Tortured Poets (and the expansion album The Anthology) is the singer’s first project since her breakup with English actor Joe Alwyn, whom she dated for six years until 2023. Alwyn was also her musical collaborator — working as a co-producer and co-writer on Folklore, sharing the 2021 album of the year Grammy with the pop star; he also worked on her follow-up project Evermore. “Smallest Man” doesn’t sound like it is about him (fellow Englishman Matt Healy maybe?) but most of the album describes the end of their love affair — Swift’s longest relationship — and the songs hint at a possible engagement and babies, from the country-tinged “But Daddy I Love Him” to the title track to “?loml,” where she sings: “You shit-talked me under the table/Talking rings and talking cradles.”
One of the best songs is “So Long, London.” Over a soft, electropop beat, Swift is recovering as she sings about “getting color back into my face” and being “pissed off you let me give you all that youth for free.” Near the end of the song, the singer, who is now dating NFL star Travis Kelce, proclaims: “So long, London/Had a good run/A moment of warm sun/But I’m not the one.”
“Florida!!!” is also a winning track, especially thanks to Florence Welch of Florence + the Machine’s eerie and badass verse.

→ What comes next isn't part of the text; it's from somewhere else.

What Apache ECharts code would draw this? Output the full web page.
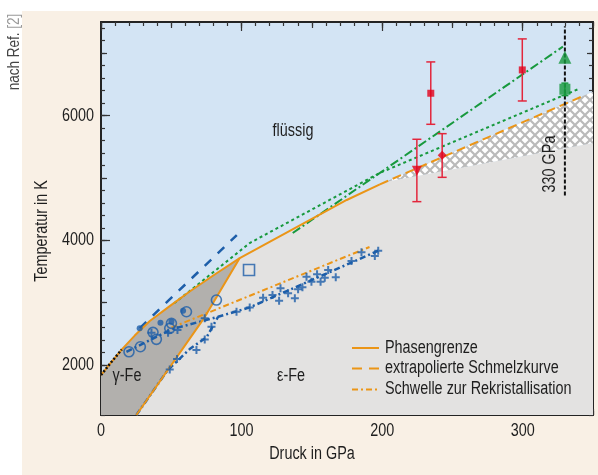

Post Malone is also a highlight, blending vocally with Swift on the downbeat track “Fortnight,” which opens the album.
Sonically, Poets Department feels like it pays homage to Swift’s past work: “But Daddy I Love Him” could easily fit on Speak Now or Fearless; “Fortnight” and other tracks are reminiscent of Midnights, Swift’s last album; while other songs could live in her Folkore/Evermore era.
The production throughout the album is light, and some more experimental sounds would have made it better. But maybe that was done on purpose, so that the strong lyrics could do all of the talking.